C’è un aspetto inedito che qui vale la pena svelare. Il progetto prevedeva anche la realizzazione di un terrazzo en plein air nel pianerottolo naturale compreso fra Le Fontanelle e il Castello che poi, non si sa bene per quale motivo, rimase sulla carta. Forse non se la sentirono di esagerare.

 

Il Cine teatro Le fontanelle, finalmente, fu inaugurato la mattina del 19 marzo 1955. Dopo diversi anni Castelbuono ebbe di nuovo un suo spazio scenico dove si esibirono diversi cantanti e tante compagnie teatrali. Con il nuovo teatro, il veglione di carnevale ebbe un impulso straordinario al punto che diverse volte, come era consuetudine negli anni ’30, fu organizzato per sei serate le quali, fra rappresentazioni mascherate, balli, elezioni di reginette e di miss, si prolungavano fino all’alba.

In quel periodo aumentarono i gruppi mascherati e con essi gli spettatori dei quali, soltanto un terzo riusciva ad assicurarsi un posto a sedere.

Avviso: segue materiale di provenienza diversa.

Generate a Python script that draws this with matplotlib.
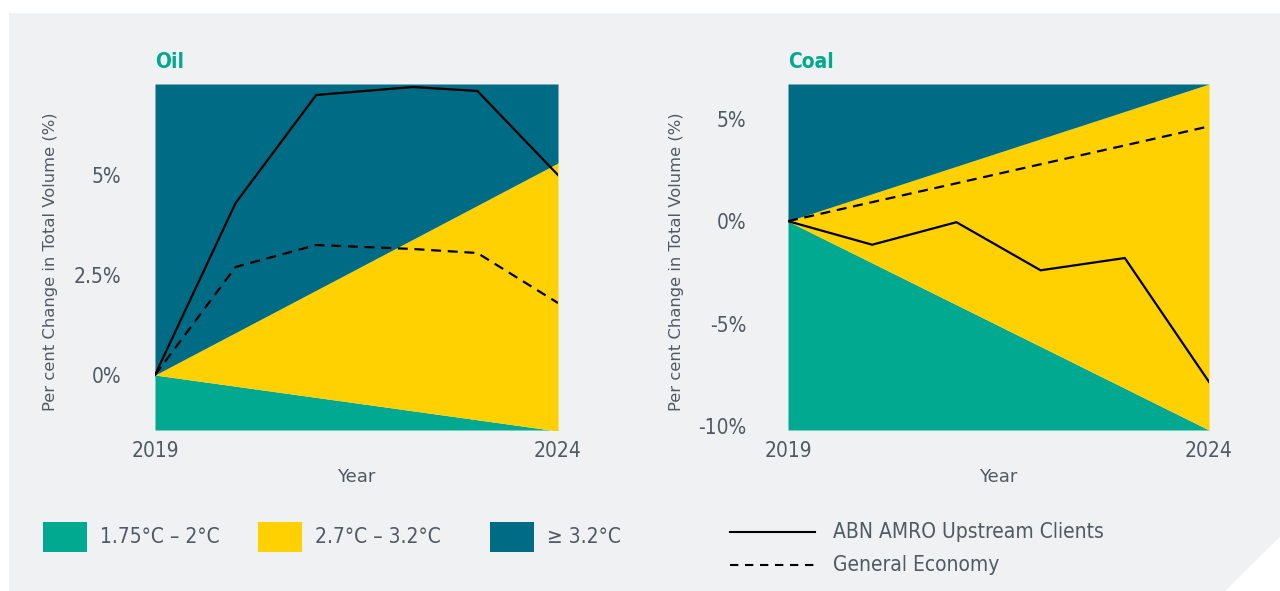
import matplotlib
matplotlib.use('Agg')
import matplotlib.pyplot as plt
from matplotlib.patches import Polygon, Rectangle
from matplotlib.lines import Line2D

# Data
years = [2019, 2020, 2021, 2022, 2023, 2024]
oil_years = [2019, 2020, 2021, 2022.2, 2023, 2024]
oil_clients = [0, 4.3, 7.0, 7.2, 7.1, 5.0]
oil_economy = [0, 2.7, 3.25, 3.15, 3.05, 1.8]
coal_clients = [0, -1.15, -0.05, -2.4, -1.8, -7.85]
coal_economy = [0, 0.93, 1.85, 2.78, 3.7, 4.63]

# scenario band edges (start / end of period)
band_years = [2019, 2024]
oil_low_edge = [0, -1.4]
oil_mid_edge = [0, 5.3]
coal_low_edge = [0, -10.2]
coal_mid_edge = [0, 6.7]

oil_ticks = [0, 2.5, 5]
oil_tick_labels = ['0%', '2.5%', '5%']
coal_ticks = [-10, -5, 0, 5]
coal_tick_labels = ['-10%', '-5%', '0%', '5%']

band_labels = ['1.75°C – 2°C', '2.7°C – 3.2°C', '≥ 3.2°C']
line_labels = ['ABN AMRO Upstream Clients', 'General Economy']

# Styles
TEAL = '#00a98f'
YELLOW = '#ffd100'
BLUE = '#006b85'
GREY_TEXT = '#505a64'
PANEL = '#f0f1f3'
FONT = dict(family='DejaVu Sans', stretch='condensed')
FONT_REG = dict(family='DejaVu Sans')

W, H = 1280, 591
fig = plt.figure(figsize=(W / 100, H / 100), dpi=100, facecolor='white')


def fx(x):
    return x / W


def fy(y):
    return 1 - y / H


# grey panel with cut corner
panel = Polygon([(fx(9), fy(13)), (fx(1280), fy(13)), (fx(1280), fy(537)),
                 (fx(1225), fy(591)), (fx(9), fy(591))],
                closed=True, transform=fig.transFigure, facecolor=PANEL,
                edgecolor='none', zorder=-5)
fig.patches.append(panel)


def make_chart(left, right, ylim, low_edge, mid_edge, xs, clients, economy,
               ticks, tick_labels, title, ylab_x, tick_pad):
    ax = fig.add_axes([fx(left), fy(430), fx(right - left), (430 - 84) / H])
    ax.set_facecolor('none')
    ax.fill_between(band_years, [ylim[0]] * 2, low_edge, color=TEAL, lw=0)
    ax.fill_between(band_years, low_edge, mid_edge, color=YELLOW, lw=0)
    ax.fill_between(band_years, mid_edge, [ylim[1]] * 2, color=BLUE, lw=0)
    ax.plot(xs, clients, color='black', lw=1.6, solid_joinstyle='miter')
    ax.plot(xs, economy, color='black', lw=1.6, dashes=(4.5, 3))
    ax.set_xlim(2019, 2024)
    ax.set_ylim(*ylim)
    for s in ax.spines.values():
        s.set_visible(False)
    ax.set_xticks([2019, 2024])
    ax.set_xticklabels(['2019', '2024'], fontsize=15, color=GREY_TEXT, **FONT)
    ax.set_yticks(ticks)
    ax.set_yticklabels(tick_labels, fontsize=15, color=GREY_TEXT, **FONT)
    ax.tick_params(axis='x', length=0, pad=8)
    ax.tick_params(axis='y', length=0, pad=tick_pad)
    fig.text(fx((left + right) / 2), fy(477), 'Year', ha='center', va='center',
             fontsize=13, color=GREY_TEXT, **FONT_REG)
    fig.text(fx(ylab_x), fy(262), 'Per cent Change in Total Volume (%)',
             rotation=90, ha='center', va='center', fontsize=11.8,
             color=GREY_TEXT, **FONT_REG)
    fig.text(fx(left), fy(62), title, ha='left', va='center',
             fontsize=15, fontweight='bold', color=TEAL, **FONT)
    return ax


oil_ax = make_chart(155, 558, (-1.375, 7.275), oil_low_edge, oil_mid_edge,
                    oil_years, oil_clients, oil_economy, oil_ticks,
                    oil_tick_labels, 'Oil', 51, 24)
coal_ax = make_chart(788, 1209, (-10.2, 6.7), coal_low_edge, coal_mid_edge,
                     years, coal_clients, coal_economy, coal_ticks,
                     coal_tick_labels, 'Coal', 677, 30)

# legend: temperature bands
for x0, col, lab in zip([43, 258, 490], [TEAL, YELLOW, BLUE], band_labels):
    fig.patches.append(Rectangle((fx(x0), fy(552)), fx(44), 30 / H,
                                 transform=fig.transFigure, facecolor=col,
                                 edgecolor='none'))
    fig.text(fx(x0 + 57), fy(537), lab, ha='left', va='center',
             fontsize=15, color=GREY_TEXT, **FONT)

# legend: lines
for yy, style, lab in zip([532, 565], ['-', '--'], line_labels):
    ln = Line2D([fx(730), fx(815)], [fy(yy), fy(yy)], transform=fig.transFigure,
                color='black', lw=1.5)
    if style == '--':
        ln.set_dashes((4, 3.2))
    fig.lines.append(ln)
    fig.text(fx(833), fy(yy), lab, ha='left', va='center',
             fontsize=15, color=GREY_TEXT, **FONT)

fig.savefig('out.png', dpi=100, facecolor='white')
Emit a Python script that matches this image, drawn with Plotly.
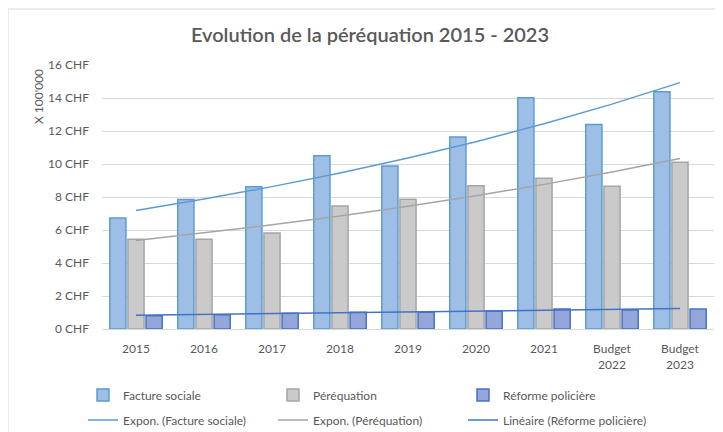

In molti ricordano, nei primi anni ’70, la fila al botteghino che si snodava almeno per tutta la lunghezza del tunnel e le pareti della sala grondanti di condensa. Per avere un’idea sia pur vaga della densità di pubblico si rifletta sul fatto che, non di rado, per attraversare la sala e raggiungere la porta del sottopalco erano necessari almeno dieci minuti. Nella mente di molti di noi riecheggiano gli accorati appelli del grande Cesare – che per tutti rimane IL presentatore del veglione – al pubblico della traboccante gradinata, l’ultima sera del veglione 1973, a spostarsi in sala per allegerirla, scongiurando il pericolo di un crollo.

L’ultimo anno in cui si registrò un gran numero di rappresentazioni mascherate e di spettatori fu il 1981. A partire dall’anno seguente, il veglione alle Fontanelle imboccò il viale del tramonto lungo il quale si trascinò stancamente fino al 1984. Quell’anno, alla scedenza della trentennale convenzione, la società A.R.P.A consegnò i locali al Comune ma, a seguito di sopralluoghi e verifiche tecniche, ci si accorse che essi non erano più agibili e vennero perciò chiusi al pubblico. Da allora tutti i gruppi, vecchi e nuovi, in maniera più o meno disincantata, hanno atteso la sua riapertura ma invano. Il Gruppo 2001 nel 1999 si fece promotore di una petizione popolare, avanzata al sindaco dell’epoca, perché Le fontanelle venissero riaperte, ma non fu degnato neppure di una risposta. Gli amministratori di questo ultimo quarto di secolo, incalzati,  hanno cercato di smarcarsi con argomentazioni goffe o fantasiose, o con alternative soluzioni megagalattiche, ma il desolante risultato è sotto gli occhi di tutti.